» What you will do
Your task is to reproduce, verbatim and without pictures, the lines from the opening of the listing through the line containing "(lt1) -- (lt2);".

─── Collected material

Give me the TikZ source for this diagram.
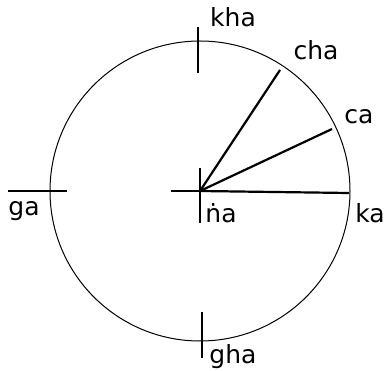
\documentclass[tikz,border=0pt]{standalone}
\usepackage{fontspec}
\setmainfont{DejaVu Sans}
\begin{document}
\begin{tikzpicture}[x=1pt,y=-1pt,
  tick/.style={line width=2.2pt},
  spoke/.style={line width=2.2pt},
  lbl/.style={font=\fontsize{25}{28}\selectfont, inner sep=0pt}]
  \useasboundingbox (0,0) rectangle (385,371);

  % Circle
  \coordinate (o) at (200,191);
  \draw[line width=1pt] (o) circle [radius=150];

  % Ticks on the circle
  \coordinate (kt1) at (198,27);  \coordinate (kt2) at (198,73);
  \coordinate (gt1) at (202,312); \coordinate (gt2) at (202,358);
  \coordinate (lt1) at (8,191);   \coordinate (lt2) at (67,191);
  \draw[tick] (kt1) -- (kt2);
  \draw[tick] (gt1) -- (gt2);
  \draw[tick] (lt1) -- (lt2);

  % Centre cross
  \coordinate (ch1) at (171,191); \coordinate (ch2) at (228,191);
  \coordinate (cv1) at (200,168); \coordinate (cv2) at (200,223);
  \draw[tick] (ch1) -- (ch2);
  \draw[tick] (cv1) -- (cv2);

  % Spokes
  \coordinate (ka) at (349,193);
  \coordinate (ca) at (332,129);
  \coordinate (cha) at (280,70);
  \draw[spoke] (o) -- (ka);
  \draw[spoke] (o) -- (ca);
  \draw[spoke] (o) -- (cha);

  % Labels
  \node[lbl] (lkha) at (233,17) {kha};
  \node[lbl] (lcha) at (316,50) {cha};
  \node[lbl] (lca) at (359,117) {ca};
  \node[lbl] (lka) at (370,213) {ka};
  \node[lbl] (lna) at (221,213) {ṅa};
  \node[lbl] (lga) at (24,211) {ga};
  \node[lbl, anchor=base] (lgha) at (233,363) {gha};
\end{tikzpicture}
\end{document}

──────

» Answer to the exercise
Give me the TikZ source for this diagram.
\documentclass[tikz,border=0pt]{standalone}
\usepackage{fontspec}
\setmainfont{DejaVu Sans}
\begin{document}
\begin{tikzpicture}[x=1pt,y=-1pt,
  tick/.style={line width=2.2pt},
  spoke/.style={line width=2.2pt},
  lbl/.style={font=\fontsize{25}{28}\selectfont, inner sep=0pt}]
  \useasboundingbox (0,0) rectangle (385,371);

  % Circle
  \coordinate (o) at (200,191);
  \draw[line width=1pt] (o) circle [radius=150];

  % Ticks on the circle
  \coordinate (kt1) at (198,27);  \coordinate (kt2) at (198,73);
  \coordinate (gt1) at (202,312); \coordinate (gt2) at (202,358);
  \coordinate (lt1) at (8,191);   \coordinate (lt2) at (67,191);
  \draw[tick] (kt1) -- (kt2);
  \draw[tick] (gt1) -- (gt2);
  \draw[tick] (lt1) -- (lt2);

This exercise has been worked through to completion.